En outre, une politique monétaire très performante a favorisé la stabilité des prix et des valeurs patrimoniales en Suisse, ce qui n’a pas toujours été le cas chez nos voisins, lesquels ont tous expérimenté au moins une période de dépréciation fulgurante de leur monnaie, phénomène inconnu dans notre pays.

De bonnes raisons d’investir en Suisse

Pouvons-nous transposer ces facteurs de succès aux investissements en Suisse? La réponse est clairement affirmative. Voici à cet égard dix exemples tirés de notre étude «Schweizer Finanzmarktgeschichte seit 1900»3 (l’histoire du marché financier suisse depuis 1900):

  1. Depuis sa création, le franc suisse est la monnaie la plus solide du monde.
  2. C’est aussi la devise qui présente le taux d’inflation historiquement le plus faible du globe.
  3. Les emprunts d’État affichent la meilleure évolution historique du monde.
  4. Ils ont en outre enregistré le deuxième taux de fluctuations le plus bas en comparaison internationale.
  5. Le marché boursier helvétique est le septième du monde en taille, ce qui est trois fois supérieur à sa part dans l’économie mondiale.
  6. Il se distingue non seulement par sa taille relative, mais aussi par sa diversité sectorielle.
  7. Les actions suisses enregistrent, en monnaie locale, une performance bien supérieure à la moyenne.
  8. En dollars américains, elles ont même affiché la quatrième meilleure évolution du monde.
  9. Les actions suisses présentent le quatrième profil de risque le plus faible du globe.
  10. Elles offrent des primes de risque moyennes de 3,6% par an.
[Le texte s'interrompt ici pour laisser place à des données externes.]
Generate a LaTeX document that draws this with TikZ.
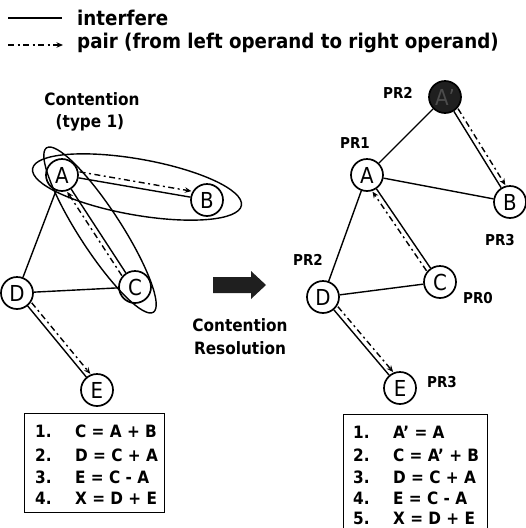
\documentclass[tikz,border=0pt]{standalone}
\usepackage{fontspec}
\setmainfont{DejaVu Sans Condensed}
\usetikzlibrary{arrows.meta,shapes.geometric,calc}
\begin{document}
\begin{tikzpicture}[x=1pt,y=-1pt,
  vtx/.style={circle,draw,line width=1.7pt,minimum size=32pt,inner sep=0pt,font=\fontsize{22}{22}\selectfont},
  intf/.style={line width=1.4pt},
  pairarrow/.style={line width=1.4pt, dash pattern=on 6pt off 3.5pt on 2pt off 3.5pt, -{Stealth[length=6.5pt,width=5.5pt]}},
  lbl/.style={font=\bfseries\fontsize{17}{17}\selectfont, inner sep=0pt},
  prl/.style={font=\bfseries\fontsize{15}{15}\selectfont, inner sep=0pt},
  legtxt/.style={font=\bfseries\fontsize{20.3}{20}\selectfont, inner sep=0pt, anchor=west},
  ell/.style={ellipse, draw, line width=1.4pt, inner sep=0pt},
  boxst/.style={draw, line width=1.4pt, inner sep=0pt, anchor=north west},
  eqtxt/.style={font=\bfseries\fontsize{17}{17}\selectfont, inner sep=0pt, anchor=west}
]
\clip (0,0) rectangle (526,528);
\useasboundingbox (0,0) rectangle (526,528);

% legend
\coordinate (lg1a) at (8,18); \coordinate (lg1b) at (62,18);
\draw[intf] (lg1a) -- (lg1b);
\node[legtxt] (lgt1) at (77,18) {interfere};
\coordinate (lg2a) at (8,45); \coordinate (lg2b) at (63,45);
\draw[pairarrow] (lg2a) -- (lg2b);
\node[legtxt] (lgt2) at (77,43) {pair (from left operand to right operand)};

% left graph
\node[lbl] (ct1) at (92,99) {Contention};
\node[lbl] (ct2) at (90,123) {(type 1)};
\node[vtx] (lA) at (62,175) {A};
\node[vtx] (lB) at (207,200) {B};
\node[vtx] (lC) at (135,287) {C};
\node[vtx] (lD) at (17,293) {D};
\node[vtx] (lE) at (97,390) {E};
\node[ell, minimum width=212pt, minimum height=56pt, rotate=-10] (e1) at (137,187) {};
\node[ell, minimum width=196pt, minimum height=42pt, rotate=-57] (e2) at (100,230) {};
\draw[intf] (lA) -- (lB);
\draw[intf] (lA) -- (lC);
\draw[intf] (lA) -- (lD);
\draw[intf] (lD) -- (lC);
\draw[intf] (lD) -- (lE);
\draw[pairarrow, transform canvas={xshift=1pt,yshift=6pt}] (lA) -- (lB);
\draw[pairarrow, transform canvas={xshift=-4pt,yshift=-2.7pt}] (lC) -- (lA);
\draw[pairarrow, transform canvas={xshift=4pt,yshift=3.2pt}] (lD) -- (lE);

% big arrow
\fill[black!88] (213,277) -- (251,277) -- (251,271) -- (266,285) -- (251,299) -- (251,293) -- (213,293) -- cycle;
\node[lbl] (cr1) at (240,325) {Contention};
\node[lbl] (cr2) at (240,348) {Resolution};

% right graph
\node[vtx, fill=black!88, text=black!70] (rAp) at (445,97) {A’};
\node[vtx] (rA) at (367,175) {A};
\node[vtx] (rB) at (510,202) {B};
\node[vtx] (rC) at (440,282) {C};
\node[vtx] (rD) at (323,297) {D};
\node[vtx] (rE) at (400,388) {E};
\draw[intf] (rAp) -- (rA);
\draw[intf] (rAp) -- (rB);
\draw[intf] (rA) -- (rB);
\draw[intf] (rA) -- (rD);
\draw[intf] (rA) -- (rC);
\draw[intf] (rD) -- (rC);
\draw[intf] (rD) -- (rE);
\draw[pairarrow, transform canvas={xshift=4.2pt,yshift=2.6pt}] (rAp) -- (rB);
\draw[pairarrow, transform canvas={xshift=-4pt,yshift=-2.7pt}] (rC) -- (rA);
\draw[pairarrow, transform canvas={xshift=4pt,yshift=3.2pt}] (rD) -- (rE);
\node[prl] (p1) at (398,93) {PR2};
\node[prl] (p2) at (355,143) {PR1};
\node[prl] (p3) at (500,240) {PR3};
\node[prl] (p4) at (308,260) {PR2};
\node[prl] (p5) at (478,298) {PR0};
\node[prl] (p6) at (442,382) {PR3};

% boxes
\node[boxst, minimum width=140pt, minimum height=99pt] (box1) at (24,413) {};
\foreach \i/\n/\e/\y in {1/1./{C = A + B}/431, 2/2./{D = C + A}/455, 3/3./{E = C - A}/477, 4/4./{X = D + E}/498}{
  \node[eqtxt] (ln\i) at (35,\y) {\n};
  \node[eqtxt] (le\i) at (75,\y) {\e};
}
\node[boxst, minimum width=144pt, minimum height=130pt] (box2) at (343,414) {};
\foreach \i/\n/\e/\y in {1/1./{A’ = A}/432, 2/2./{C = A’ + B}/455, 3/3./{D = C + A}/477, 4/4./{E = C - A}/498, 5/5./{X = D + E}/518}{
  \node[eqtxt] (rn\i) at (353,\y) {\n};
  \node[eqtxt] (re\i) at (393,\y) {\e};
}
\end{tikzpicture}
\end{document}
Voilà de bonnes raisons de s’enthousiasmer pour la Suisse et d’y conserver une surpondération de placements.

 

1 Paul Bairoch et autres éditeurs: «La Suisse dans l’économie mondiale», Librairie Droz, 1990. Source des données: Credit Suisse, ou autre si spécifié.
2 Friedrich Engels dans le Deutsche-Brüsseler-Zeitung (DBZ), n° 91 du 14 novembre 1847. Source des données: Credit Suisse, ou autre si spécifié.
3 Voir également: Credit Suisse Research Institute, «Switzerland: A Financial Market History», juillet 2017. Source des données: Credit Suisse, ou autre si spécifié.